Liazos also notes that there’s a lot of nuance in a typical executive compensation program that can’t be conveyed through the prescriptive tabular approach and by presenting a single total compensation figure.
“If you have to use a standard format, people are just going to pull numbers, because all they have to do is divide one number by another,” he says. “Here’s the headline in the paper: this particular CEO has the worst relationship between pay and performance. It’s not hard to predict that publications will rate executives on that basis. Companies are obviously very fearful of that.”
Steve Seelig, executive compensation counsel for consulting firm Towers Watson, notes that many existing compensation programs don’t take TSR into account at all.
“Even if TSR is important to them, other metrics might be just as important,” he says. “It’s rarely the case that companies use TSR as the sole measure of performance. It’s usually an amalgam of things. It’s very possible that in a year when the CEO gets paid well the TSR is flat, simply because the plans that were in place paid him to drive other metrics. So I think you’re going to see a lot of varied supplemental disclosures.”
Both attorneys note, though, that the SEC was constrained by the wording of the Dodd-Frank provision, which called for the pay-performance relationship to be based on the value of stock ownership.

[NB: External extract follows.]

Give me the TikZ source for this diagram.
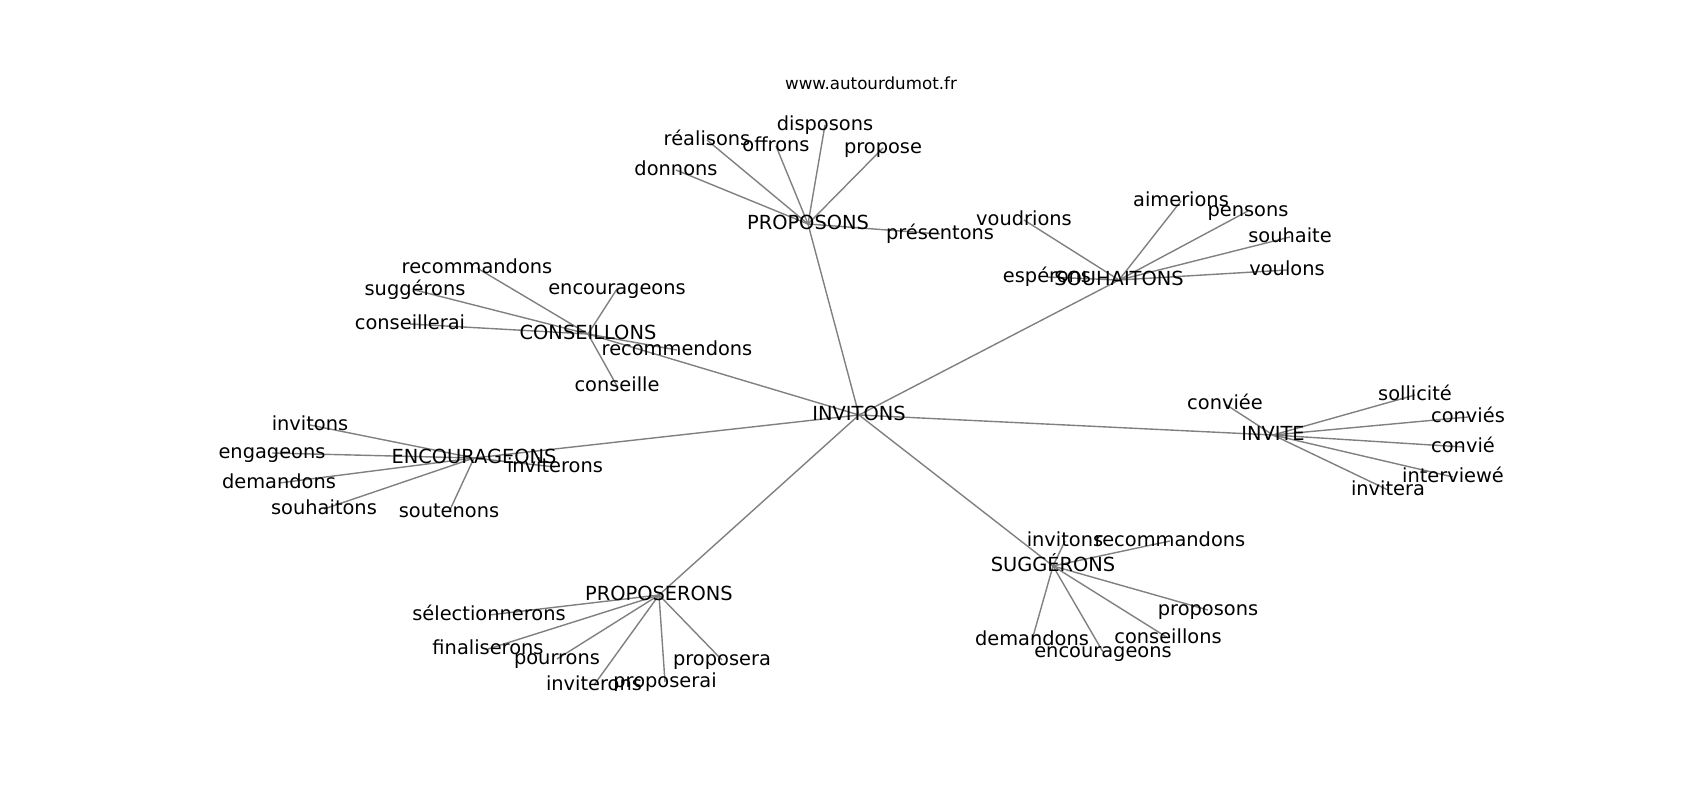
\documentclass[tikz,border=0pt]{standalone}
\usepackage{fontspec}
\setmainfont{DejaVu Sans}
\usetikzlibrary{backgrounds}
\definecolor{edgegray}{HTML}{808080}
\tikzset{
  word/.style={inner sep=0pt, text height=14.7pt, text depth=4.7pt,
    font=\fontsize{19.4}{23}\selectfont},
  site/.style={inner sep=0pt, text height=12.7pt, text depth=4pt,
    font=\fontsize{16.7}{20}\selectfont},
  link/.style={draw=edgegray, line width=1.4pt}
}
\begin{document}
\begin{tikzpicture}[x=1pt,y=-1pt,every node/.style={word}]
      \useasboundingbox (0,-2) rectangle (1700,798);
      \node[site] (t) at (871,83) {www.autourdumot.fr};
      \draw
        (859,413) node (0){INVITONS}
        (808,222) node (1){PROPOSONS}
        (1119,278) node (2){SOUHAITONS}
        (588,332) node (3){CONSEILLONS}
        (474,456) node (4){ENCOURAGEONS}
        (1273,433) node (5){INVITE}
        (1053,564) node (6){SUGGÉRONS}
        (659,593) node (7){PROPOSERONS}
        (676,168) node (8){donnons}
        (707,138) node (9){réalisons}
        (776,144) node (10){offrons}
        (825,123) node (11){disposons}
        (883,146) node (12){propose}
        (940,232) node (13){présentons}
        (1024,218) node (14){voudrions}
        (1181,199) node (15){aimerions}
        (1248,209) node (16){pensons}
        (1290,235) node (17){souhaite}
        (1287,268) node (18){voulons}
        (1047,275) node (19){espérons}
        (477,266) node (20){recommandons}
        (415,288) node (21){suggérons}
        (617,287) node (22){encourageons}
        (410,322) node (23){conseillerai}
        (677,348) node (24){recommendons}
        (617,384) node (25){conseille}
        (310,423) node (26){invitons}
        (272,451) node (27){engageons}
        (279,481) node (28){demandons}
        (324,507) node (29){souhaitons}
        (449,510) node (30){soutenons}
        (555,465) node (31){inviterons}
        (1225,402) node (32){conviée}
        (1415,393) node (33){sollicité}
        (1468,415) node (34){conviés}
        (1463,445) node (35){convié}
        (1453,475) node (36){interviewé}
        (1388,488) node (37){invitera}
        (1065,539) node (38){invitons}
        (1170,539) node (39){recommandons}
        (1208,608) node (40){proposons}
        (1168,636) node (41){conseillons}
        (1032,638) node (42){demandons}
        (1103,650) node (43){encourageons}
        (489,613) node (44){sélectionnerons}
        (488,647) node (45){finaliserons}
        (557,657) node (46){pourrons}
        (594,683) node (47){inviterons}
        (665,680) node (48){proposerai}
        (722,658) node (49){proposera};
      \begin{scope}[-, on background layer]
        \foreach \j in {1,...,7}
          \draw[link] (0.center) to (\j.center);
        \foreach \j in {8,...,13}
          \draw[link] (1.center) to (\j.center);
        \foreach \j in {14,...,19}
          \draw[link] (2.center) to (\j.center);
        \foreach \j in {20,...,25}
          \draw[link] (3.center) to (\j.center);
        \foreach \j in {26,...,31}
          \draw[link] (4.center) to (\j.center);
        \foreach \j in {32,...,37}
          \draw[link] (5.center) to (\j.center);
        \foreach \j in {38,...,43}
          \draw[link] (6.center) to (\j.center);
        \foreach \j in {44,...,49}
          \draw[link] (7.center) to (\j.center);
      \end{scope}
    \end{tikzpicture}
\end{document}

On the plus side, Seelig opines that counting equity awards as compensation based on their value in the year they vest, as the SEC proposes, rather than when they were granted, is an improvement. It provides a better indication of what an executive has earned for a particular time period than the Summary Compensation Table does, he says.
Regardless, Liazos says he expects there will be a lot of pushback from issuers on the inflexibility of the proposed rule, and that there will be attempts in Congress to repeal the Dodd-Frank provision that triggered the proposal.
“Tell me how the elections come out in 2016 and I’ll tell you the likelihood that we’ll actually see these rules implemented and [used],” he says.